Como a Requerente não preenchia os requisitos referidos no nº 2 do artigo 12º daquele Decreto-Lei no 158/2009 para a dispensa de utilização do sistema de inventário permanente, e da consulta e análise à contabilidade daquela verificou que a mesma não utilizou, para efeitos contabilísticos, o sistema de inventário permanente, a AT concluiu que a Requerente não tinha a sua contabilidade organizada de acordo com o SNC e, como tal, não estava qualificado para o benefício fiscal da taxa reduzida de IRC, previsto no artigo 43.º do EBF aplicável.

Não é, todavia, possível ratificar tal entendimento, sendo que a própria AT, na pessoa da sua Subdirectora Geral do IR e das Relações Internacionais, já assim concluiu, no Ofício Circulado 20191, de 23-06-2016, onde se pode ler, no ponto 7, para além do mais, que: “o facto de uma entidade não adotar o sistema de inventário permanente, estando a tal obrigada, não é só por si razão para se concluir que não foi adotado o SNC e que a contabilidade não se encontra regularmente organizada.

O referido Ofício Circulado surge na sequência do Parecer da Comissão de Normalização Contabilística, em resposta a pedido formulado pela Direção de Serviços do IRC, onde se escreveu, para além do mais, que:

“a) Resulta do ponto 1.3 do Anexo I ao Decreto-Lei n.º 158/2009, de 13 de julho, que o sistema de inventário permanente não é um instrumento contabilístico que integre o Sistema de Normalização Contabilística (SNC), constituindo antes, nos termos previstos do Artigo 12.º desse diploma, uma obrigação das entidades a quem seja aplicável o SNC ou as normas internacionais de contabilidade adotadas pela UE.

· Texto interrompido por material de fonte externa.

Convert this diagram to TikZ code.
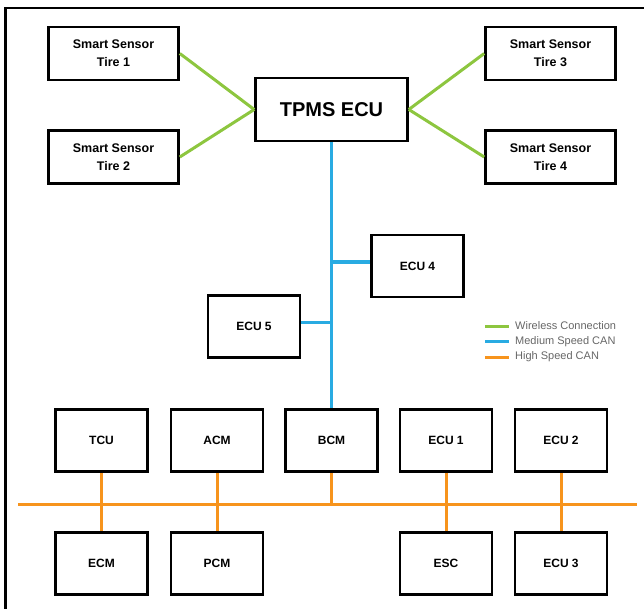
\documentclass[tikz,border=0pt]{standalone}
\usepackage{fontspec}
\setmainfont{Liberation Sans}
\usetikzlibrary{calc}

\definecolor{wirelessgreen}{RGB}{141,198,63}
\definecolor{canblue}{RGB}{41,171,226}
\definecolor{canorange}{RGB}{247,148,29}

\tikzset{
  ecubox/.style={draw, line width=2.6pt, fill=white, font=\bfseries\fontsize{12}{13}\selectfont,
    minimum width=92pt, minimum height=62pt, inner sep=0pt, align=center},
  sensorbox/.style={ecubox, font=\bfseries\fontsize{12.5}{18}\selectfont, minimum width=130pt, minimum height=53pt},
  wireless/.style={wirelessgreen, line width=3pt},
  mediumcan/.style={canblue, line width=3pt},
  highcan/.style={canorange, line width=3pt},
  legendtext/.style={right, inner sep=0pt, text=black!60, font=\fontsize{11}{12}\selectfont}
}

\begin{document}
\begin{tikzpicture}[x=1pt, y=-1pt]
            \useasboundingbox (0,0) rectangle (644,609);
            % frame
            \draw[line width=2.4pt] (5.5,640) -- (5.5,8) -- (660,8);

            % sensors and TPMS
            \node[sensorbox] (tire1) at (113.5,53.5) {Smart Sensor\\Tire 1};
            \node[sensorbox] (tire2) at (113.5,157) {Smart Sensor\\Tire 2};
            \node[sensorbox] (tire3) at (550.5,53.5) {Smart Sensor\\Tire 3};
            \node[sensorbox] (tire4) at (550.5,157) {Smart Sensor\\Tire 4};
            \node[ecubox, minimum width=152pt, minimum height=63pt, font=\bfseries\fontsize{20}{24}\selectfont] (tpms) at (331.5,109.5) {TPMS ECU};

            \draw[wireless] (tire1.east) -- (tpms.west);
            \draw[wireless] (tire2.east) -- (tpms.west);
            \draw[wireless] (tire3.west) -- (tpms.east);
            \draw[wireless] (tire4.west) -- (tpms.east);

            % medium speed CAN
            \node[ecubox] (ecu4) at (417.5,266) {ECU 4};
            \node[ecubox] (ecu5) at (254,326.5) {ECU 5};
            \node[ecubox] (bcm) at (331.5,440.5) {BCM};

            \draw[mediumcan] (tpms.south) -- (bcm.north);
            \draw[mediumcan] ([yshift=4pt]ecu4.west) -- ([yshift=4pt]ecu4.west -| tpms.south);
            \draw[mediumcan] ([yshift=4pt]ecu5.east) -- ([yshift=4pt]ecu5.east -| tpms.south);

            % high speed CAN
            \node[ecubox] (tcu) at (101.5,440.5) {TCU};
            \node[ecubox] (acm) at (217,440.5) {ACM};
            \node[ecubox] (ecu1) at (446,440.5) {ECU 1};
            \node[ecubox] (ecu2) at (561,440.5) {ECU 2};
            \node[ecubox] (ecm) at (101.5,563.5) {ECM};
            \node[ecubox] (pcm) at (217,563.5) {PCM};
            \node[ecubox] (esc) at (446,563.5) {ESC};
            \node[ecubox] (ecu3) at (561,563.5) {ECU 3};

            \coordinate (busL) at (18,504);
            \coordinate (busR) at (637,504);
            \draw[highcan] (busL) -- (busR);
            \draw[highcan] (tcu.south) -- (ecm.north);
            \draw[highcan] (acm.south) -- (pcm.north);
            \draw[highcan] (bcm.south) -- (bcm.south |- busL);
            \draw[highcan] (ecu1.south) -- (esc.north);
            \draw[highcan] (ecu2.south) -- (ecu3.north);

            % legend
            \node[legendtext] (lgwire) at (515,326) {Wireless Connection};
            \node[legendtext] (lgmed) at (515,341.5) {Medium Speed CAN};
            \node[legendtext] (lghigh) at (515,357) {High Speed CAN};
            \draw[wireless] (lgwire.west) ++(-30,0) -- ++(24,0);
            \draw[mediumcan] (lgmed.west) ++(-30,0) -- ++(24,0);
            \draw[highcan] (lghigh.west) ++(-30,0) -- ++(24,0);
        \end{tikzpicture}
\end{document}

b) O facto de uma entidade não adotar o sistema de inventário permanente quando a tal estiver obrigada, não permite concluir, por si só, que não foi adotado o SNC e não impede que as suas demonstrações financeiras apresentem de forma verdadeira e apropriada a sua posição financeira, desempenho financeiro e alterações na posição financeira (...)”.

Deste modo, enfermando o acto tributário objecto da presente acção arbitral de erro nos pressupostos de direito, deve o mesmo ser anulado, procedendo o pedido anulatório formulado pela Requerente.

 

***

A Requerente cumula com o pedido anulatório formulado, o pedido de condenação da AT na devolução do imposto e juros compensatórios no montante de 93.110,62 €, e no pagamento de juros indemnizatórios desde a data do pagamento do imposto até integral pagamento.

Sucede que, não se provou, não tendo sequer sido alegado, que a Requerente haja efectuado qualquer pagamento em execução do acto tributário anulado, pelo que não poderá nessa parte proceder o pedido arbitral formulado.

 

*

C. DECISÃO

Termos em que se decide neste Tribunal Arbitral julgar parcialmente o pedido arbitral formulado e, em consequência,

a)      Anular o acto de liquidação adicional de IRC n.º 2015…, relativo ao exercício do ano de 2011, e da respetiva nota de compensação n.º 2015…, da qual resultou imposto a pagar no montante de € 93.110,62;

b)      Condenar a Requerida nas custas do processo, no montante de €2.754.00.

 

D. Valor do processo

Fixa-se o valor do processo em €93.110,62, nos termos do artigo 97.º-A, n.º 1, a), do Código de Procedimento e de Processo Tributário, aplicável por força das alíneas a) e b) do n.º 1 do artigo 29.º do RJAT e do n.º 2 do artigo 3.º do Regulamento de Custas nos Processos de Arbitragem Tributária.

 

E. Custas

Fixa-se o valor da taxa de arbitragem em €2.754.00, nos termos da Tabela I do Regulamento das Custas dos Processos de Arbitragem Tributária, a pagar pela Requerida, uma vez que o pedido foi procedente, nos termos dos artigos 12.º, n.º 2, e 22.º, n.º 4, ambos do RJAT, e artigo 4.º, n.º 4, do citado Regulamento.

 

Notifique-se.

 

Lisboa 5 de Setembro de 2016

 

O Árbitro Presidente

 

 

 

(José Pedro Carvalho - Relator)

 

 

 

 

O Árbitro Vogal

 

 

 

(Maria Cristina Aragão Seia)

 

 

 

O Árbitro Vogal

 

 

 

(Sofia Cardoso)

 

 

 

 

 



[1] Disponível em www.dgsi.pt, tal como a restante jurisprudência citada sem menção de proveniência.